We do not get to decide ultimately who is “us” or “them.” Salvation belongs to the Lord. Yet we see a pattern in Scripture of men and women marked by humility who are A) willing to stand up for their own integrity and B) quick to renounce evil even at the cost of relationships. “I’m no better than the wolf or oppressor” is a feigned humility that incentivizes abuse.

In this discussion I’ve avoided the pejorative labels of tribal American politics (that’s deliberate). What must be illuminated and recovered is the spiritual terrain beneath our polarized, disembodied warfare.

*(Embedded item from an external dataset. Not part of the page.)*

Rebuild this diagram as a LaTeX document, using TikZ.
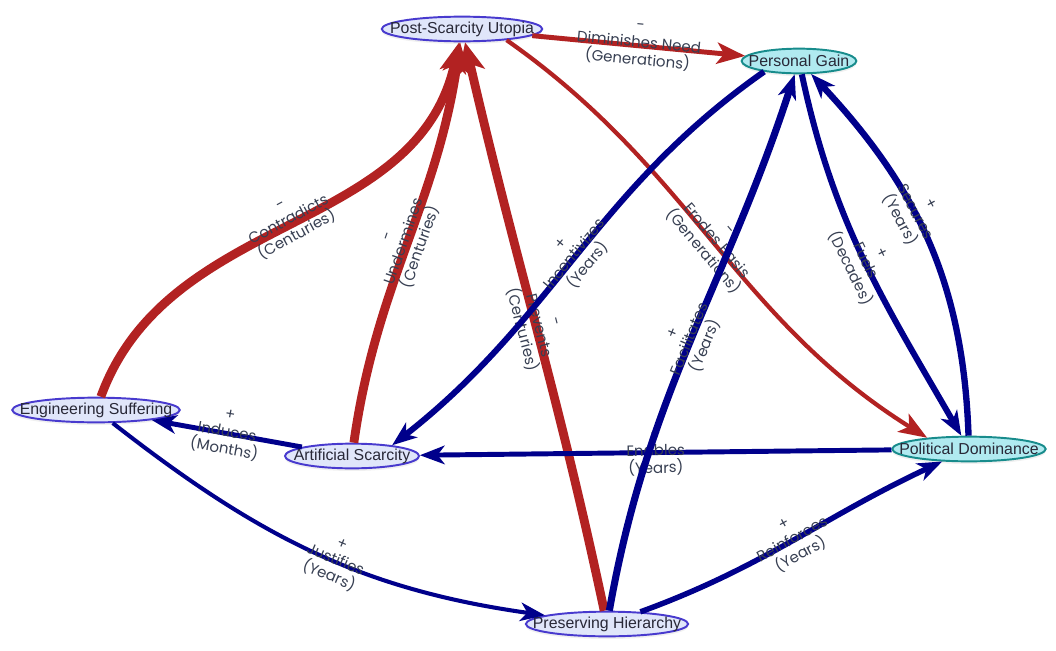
\documentclass[tikz,border=0pt]{standalone}
\usepackage{fontspec}
\setmainfont{Liberation Sans}
\newfontfamily\lblfont{Poppins}
\usetikzlibrary{arrows.meta}
\usetikzlibrary{shapes.geometric}
\usetikzlibrary{shadows}
\definecolor{negred}{RGB}{178,34,34}
\definecolor{posblue}{RGB}{0,0,139}
\definecolor{varfill}{RGB}{224,230,250}
\definecolor{varline}{RGB}{72,58,206}
\definecolor{goalfill}{RGB}{176,234,240}
\definecolor{goalline}{RGB}{24,140,140}
\definecolor{nodetext}{RGB}{40,40,55}
\definecolor{lblgray}{RGB}{55,63,82}

\begin{document}
\begin{tikzpicture}[x=0.567pt, y=0.567pt,
  var/.style={ellipse, draw=varline, fill=varfill, line width=1.1pt, inner xsep=-30pt, inner ysep=0pt,
    minimum height=14pt, text=nodetext, font=\fontsize{9}{10}\selectfont,
    drop shadow={shadow xshift=0pt, shadow yshift=-1.5pt, opacity=0.12}},
  goal/.style={var, draw=goalline, fill=goalfill},
  minuslink/.style={draw=negred, -{Stealth[length=16pt, width=12pt, inset=4pt]}},
  bigminus/.style={draw=negred, line width=5pt, -{Stealth[length=17pt, width=15pt, inset=4.5pt]}},
  pluslink/.style={draw=posblue, -{Stealth[length=14pt, width=10.5pt, inset=4pt]}},
  lbl/.style={sloped, midway, align=center, inner sep=0pt, text=lblgray, font=\lblfont\fontsize{8.5}{9.8}\selectfont}]
\useasboundingbox (0,0) rectangle (1056,-651);

\node[var, minimum width=91pt] (psu) at (462,-29) {Post-Scarcity Utopia};
\node[goal, minimum width=65pt] (pg) at (799,-61) {Personal Gain};
\node[var, minimum width=95pt] (es) at (96,-410) {Engineering Suffering};
\node[var, minimum width=76pt] (as) at (352,-456) {Artificial Scarcity};
\node[goal, minimum width=87pt] (pd) at (969,-449) {Political Dominance};
\node[var, minimum width=92pt] (ph) at (607,-624) {Preserving Hierarchy};

\draw[minuslink, line width=2.8pt] (psu) -- node[lbl]{-\\Diminishes Need\\(Generations)} (pg);
\draw[minuslink, line width=2.4pt] (psu.-14) to[out=-35, in=148] node[lbl]{-\\Erodes Basis\\(Generations)} (pd.165);
\draw[bigminus] (es) to[out=70, in=-102] node[lbl]{-\\Contradicts\\(Centuries)} (psu);
\draw[bigminus] (as) to[out=82, in=-98] node[lbl]{-\\Undermines\\(Centuries)} (psu);
\draw[bigminus] (ph) to[out=102, in=-77] node[lbl]{-\\Prevents\\(Centuries)} (psu);
\draw[pluslink, line width=3.4pt] (pg.197) to[out=-145, in=38] node[lbl]{+\\Incentivizes\\(Years)} (as.15);
\draw[pluslink, line width=3.4pt] (pg) to[out=-78, in=120] node[lbl]{+\\Fuels\\(Decades)} (pd);
\draw[pluslink, line width=3.6pt] (pd) to[out=92, in=-47] node[lbl, pos=0.58]{+\\Secures\\(Years)} (pg);
\draw[pluslink, line width=2.8pt] (pd) -- node[lbl]{+\\Enables\\(Years)} (as);
\draw[pluslink, line width=4pt] (ph) to[out=80, in=-108] node[lbl]{+\\Facilitates\\(Years)} (pg);
\draw[pluslink, line width=2.8pt] (as) -- node[lbl]{+\\Induces\\(Months)} (es);
\draw[pluslink, line width=2.3pt] (es) to[out=-38, in=172] node[lbl, pos=0.55]{+\\Justifies\\(Years)} (ph);
\draw[pluslink, line width=3.1pt] (ph) to[out=20, in=-155] node[lbl]{+\\Reinforces\\(Years)} (pd);
\end{tikzpicture}
\end{document}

I realize that any tribe will leverage the language of evil against its foe to campaign its own nobility; it’s the most exhausting chaos. Nevertheless, God’s enemies are the “them” who with their power-lust and militarized religion stoke wildfires of violence in the name of unity, mocking both the oppressed and the One who suffered for them.

Selah

Keep watch for the good. There are quiet currents of Kingdom force moving in our communities. God will not be mocked by anyone who marries his gospel with cultural power—left, right, or otherwise. He is obliged to stand eternally with the suffering and oppressed while empires (which may include churches) dissolve. God’s people are the “us” who love and lay down our lives for our neighbors. We follow the Christ who waived his “rights” and love our enemies even when they can’t hold space in our lives.